Items from a data source:

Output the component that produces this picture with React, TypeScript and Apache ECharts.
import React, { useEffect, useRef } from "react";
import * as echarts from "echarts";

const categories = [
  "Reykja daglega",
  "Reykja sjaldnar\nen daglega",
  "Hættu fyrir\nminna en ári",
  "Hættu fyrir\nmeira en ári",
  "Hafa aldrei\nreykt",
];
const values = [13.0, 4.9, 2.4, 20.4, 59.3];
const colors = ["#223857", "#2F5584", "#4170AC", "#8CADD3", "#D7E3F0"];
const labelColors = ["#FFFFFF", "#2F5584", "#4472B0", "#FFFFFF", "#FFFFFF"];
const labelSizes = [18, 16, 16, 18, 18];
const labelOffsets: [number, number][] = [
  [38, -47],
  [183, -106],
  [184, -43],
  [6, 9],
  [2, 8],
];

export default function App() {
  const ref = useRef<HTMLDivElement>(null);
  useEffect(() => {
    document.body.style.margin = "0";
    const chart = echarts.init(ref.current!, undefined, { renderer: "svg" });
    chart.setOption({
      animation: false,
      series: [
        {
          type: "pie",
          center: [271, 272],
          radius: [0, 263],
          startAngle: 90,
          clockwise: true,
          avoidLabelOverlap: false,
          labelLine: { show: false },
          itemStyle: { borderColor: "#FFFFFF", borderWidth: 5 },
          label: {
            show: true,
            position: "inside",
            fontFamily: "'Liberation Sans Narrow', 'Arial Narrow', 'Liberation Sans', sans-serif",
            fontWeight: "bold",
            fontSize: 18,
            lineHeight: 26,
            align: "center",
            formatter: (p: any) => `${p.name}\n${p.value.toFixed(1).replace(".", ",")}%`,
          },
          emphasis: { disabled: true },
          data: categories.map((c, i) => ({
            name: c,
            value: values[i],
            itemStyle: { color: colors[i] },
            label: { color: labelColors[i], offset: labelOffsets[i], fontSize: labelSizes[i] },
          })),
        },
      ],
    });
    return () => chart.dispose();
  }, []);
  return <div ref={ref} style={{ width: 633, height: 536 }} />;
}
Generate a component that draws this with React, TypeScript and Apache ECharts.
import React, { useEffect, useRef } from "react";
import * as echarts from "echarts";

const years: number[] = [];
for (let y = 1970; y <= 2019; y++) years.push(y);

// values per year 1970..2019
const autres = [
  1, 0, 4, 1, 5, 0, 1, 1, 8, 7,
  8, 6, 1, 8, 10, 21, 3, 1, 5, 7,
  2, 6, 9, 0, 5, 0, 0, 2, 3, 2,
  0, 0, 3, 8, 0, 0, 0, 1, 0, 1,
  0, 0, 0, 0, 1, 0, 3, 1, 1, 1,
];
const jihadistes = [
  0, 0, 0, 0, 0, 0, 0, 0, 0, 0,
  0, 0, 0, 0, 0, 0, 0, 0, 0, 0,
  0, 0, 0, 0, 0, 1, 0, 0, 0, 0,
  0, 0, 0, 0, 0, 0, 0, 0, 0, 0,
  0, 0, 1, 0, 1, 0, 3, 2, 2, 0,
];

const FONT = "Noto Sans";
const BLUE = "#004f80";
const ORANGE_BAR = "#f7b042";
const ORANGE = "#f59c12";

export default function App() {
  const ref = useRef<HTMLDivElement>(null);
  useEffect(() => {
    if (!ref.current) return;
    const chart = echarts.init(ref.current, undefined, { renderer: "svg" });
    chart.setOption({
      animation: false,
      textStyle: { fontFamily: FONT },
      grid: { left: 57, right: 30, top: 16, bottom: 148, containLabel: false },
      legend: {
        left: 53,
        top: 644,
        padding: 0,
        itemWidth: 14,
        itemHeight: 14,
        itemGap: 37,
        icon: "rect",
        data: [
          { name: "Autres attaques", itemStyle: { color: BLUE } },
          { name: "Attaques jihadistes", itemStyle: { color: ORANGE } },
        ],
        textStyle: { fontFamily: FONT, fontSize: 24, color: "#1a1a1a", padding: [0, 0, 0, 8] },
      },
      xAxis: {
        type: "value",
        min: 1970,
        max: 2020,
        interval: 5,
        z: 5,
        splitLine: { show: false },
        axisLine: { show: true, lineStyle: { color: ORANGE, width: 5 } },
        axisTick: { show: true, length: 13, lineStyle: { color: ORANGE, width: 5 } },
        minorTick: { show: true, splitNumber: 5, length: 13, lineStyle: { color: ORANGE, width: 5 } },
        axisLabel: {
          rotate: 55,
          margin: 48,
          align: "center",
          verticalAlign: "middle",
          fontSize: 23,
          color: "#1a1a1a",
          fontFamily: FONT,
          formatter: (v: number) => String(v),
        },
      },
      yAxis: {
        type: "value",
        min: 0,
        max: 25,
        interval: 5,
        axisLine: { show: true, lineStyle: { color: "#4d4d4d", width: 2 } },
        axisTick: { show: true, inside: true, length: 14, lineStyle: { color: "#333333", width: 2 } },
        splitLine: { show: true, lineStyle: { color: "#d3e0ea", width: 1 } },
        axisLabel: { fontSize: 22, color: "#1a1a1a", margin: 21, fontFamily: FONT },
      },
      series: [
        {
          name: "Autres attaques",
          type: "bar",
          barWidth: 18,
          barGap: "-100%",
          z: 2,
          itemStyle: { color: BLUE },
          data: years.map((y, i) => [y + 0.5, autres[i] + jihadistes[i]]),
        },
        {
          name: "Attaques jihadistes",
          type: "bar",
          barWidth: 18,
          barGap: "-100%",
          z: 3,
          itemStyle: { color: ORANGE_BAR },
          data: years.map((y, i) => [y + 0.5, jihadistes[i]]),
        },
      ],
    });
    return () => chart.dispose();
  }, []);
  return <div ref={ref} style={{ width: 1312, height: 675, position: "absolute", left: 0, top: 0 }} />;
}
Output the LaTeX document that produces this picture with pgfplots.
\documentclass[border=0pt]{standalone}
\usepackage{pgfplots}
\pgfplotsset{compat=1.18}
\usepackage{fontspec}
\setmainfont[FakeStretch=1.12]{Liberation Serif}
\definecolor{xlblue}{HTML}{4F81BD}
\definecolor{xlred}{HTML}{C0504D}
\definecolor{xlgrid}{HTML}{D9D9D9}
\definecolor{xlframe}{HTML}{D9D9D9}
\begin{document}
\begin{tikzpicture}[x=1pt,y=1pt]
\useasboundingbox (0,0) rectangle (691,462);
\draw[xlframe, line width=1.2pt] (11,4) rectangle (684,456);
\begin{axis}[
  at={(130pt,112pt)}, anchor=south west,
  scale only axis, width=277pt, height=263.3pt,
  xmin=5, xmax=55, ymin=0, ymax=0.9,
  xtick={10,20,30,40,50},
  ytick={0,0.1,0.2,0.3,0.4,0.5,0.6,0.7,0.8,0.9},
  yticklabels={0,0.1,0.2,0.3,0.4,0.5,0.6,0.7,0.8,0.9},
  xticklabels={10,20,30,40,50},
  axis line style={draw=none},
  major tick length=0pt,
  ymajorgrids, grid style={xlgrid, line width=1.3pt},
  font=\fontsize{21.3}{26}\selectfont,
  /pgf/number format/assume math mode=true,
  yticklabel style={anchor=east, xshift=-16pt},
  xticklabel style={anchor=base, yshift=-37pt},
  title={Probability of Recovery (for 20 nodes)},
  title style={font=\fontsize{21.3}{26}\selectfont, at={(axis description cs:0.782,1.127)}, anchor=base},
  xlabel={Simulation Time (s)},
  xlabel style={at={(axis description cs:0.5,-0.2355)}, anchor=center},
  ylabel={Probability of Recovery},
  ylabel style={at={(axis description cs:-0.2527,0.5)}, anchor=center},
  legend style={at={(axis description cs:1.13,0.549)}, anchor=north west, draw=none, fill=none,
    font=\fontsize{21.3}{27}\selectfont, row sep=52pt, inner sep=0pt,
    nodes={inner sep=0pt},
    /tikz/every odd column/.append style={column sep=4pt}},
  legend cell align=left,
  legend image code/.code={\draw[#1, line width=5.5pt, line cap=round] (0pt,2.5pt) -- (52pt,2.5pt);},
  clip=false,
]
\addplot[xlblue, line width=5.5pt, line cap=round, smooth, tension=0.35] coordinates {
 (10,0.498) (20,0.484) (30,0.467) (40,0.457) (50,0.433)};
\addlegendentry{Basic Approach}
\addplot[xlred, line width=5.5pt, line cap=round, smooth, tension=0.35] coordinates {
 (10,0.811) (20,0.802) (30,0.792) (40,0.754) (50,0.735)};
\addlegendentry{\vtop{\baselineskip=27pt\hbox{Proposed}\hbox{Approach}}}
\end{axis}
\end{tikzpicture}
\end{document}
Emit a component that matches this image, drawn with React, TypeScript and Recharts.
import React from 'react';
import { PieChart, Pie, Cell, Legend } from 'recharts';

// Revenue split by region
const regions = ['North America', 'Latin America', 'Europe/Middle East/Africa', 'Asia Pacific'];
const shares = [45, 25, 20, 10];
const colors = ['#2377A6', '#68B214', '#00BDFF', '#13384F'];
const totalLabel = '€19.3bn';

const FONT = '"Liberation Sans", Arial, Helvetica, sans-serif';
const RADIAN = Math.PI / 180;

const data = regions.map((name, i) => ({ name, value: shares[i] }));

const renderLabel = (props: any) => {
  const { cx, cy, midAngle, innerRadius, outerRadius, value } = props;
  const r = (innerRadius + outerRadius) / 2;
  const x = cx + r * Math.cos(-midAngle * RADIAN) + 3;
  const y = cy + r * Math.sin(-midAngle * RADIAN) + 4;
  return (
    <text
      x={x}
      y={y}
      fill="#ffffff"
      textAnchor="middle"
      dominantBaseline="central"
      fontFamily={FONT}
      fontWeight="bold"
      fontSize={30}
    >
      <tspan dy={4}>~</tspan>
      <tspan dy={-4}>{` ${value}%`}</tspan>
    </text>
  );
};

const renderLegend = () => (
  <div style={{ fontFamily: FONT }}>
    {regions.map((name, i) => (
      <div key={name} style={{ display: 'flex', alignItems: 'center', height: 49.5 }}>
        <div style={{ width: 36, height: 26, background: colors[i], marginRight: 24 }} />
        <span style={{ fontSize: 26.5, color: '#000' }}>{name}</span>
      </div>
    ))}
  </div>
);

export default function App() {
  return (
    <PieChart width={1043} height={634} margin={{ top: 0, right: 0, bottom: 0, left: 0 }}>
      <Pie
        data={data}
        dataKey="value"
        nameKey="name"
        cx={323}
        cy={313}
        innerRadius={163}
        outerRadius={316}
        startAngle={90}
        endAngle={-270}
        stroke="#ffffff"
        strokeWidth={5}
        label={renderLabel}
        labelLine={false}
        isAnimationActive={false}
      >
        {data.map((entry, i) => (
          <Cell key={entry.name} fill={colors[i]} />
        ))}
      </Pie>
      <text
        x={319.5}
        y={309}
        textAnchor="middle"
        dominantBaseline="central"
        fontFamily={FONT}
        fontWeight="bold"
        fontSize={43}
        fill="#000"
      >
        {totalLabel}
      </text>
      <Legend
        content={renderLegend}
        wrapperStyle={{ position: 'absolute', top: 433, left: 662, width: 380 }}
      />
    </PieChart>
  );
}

# Set exercise
Copy the records above exactly, beginning at the line that contains "Generate a component" and stopping after the line that contains "for (let y = 1970;".

# Result of this exercise
Generate a component that draws this with React, TypeScript and Apache ECharts.
import React, { useEffect, useRef } from "react";
import * as echarts from "echarts";

const years: number[] = [];
for (let y = 1970; y <= 2019; y++) years.push(y);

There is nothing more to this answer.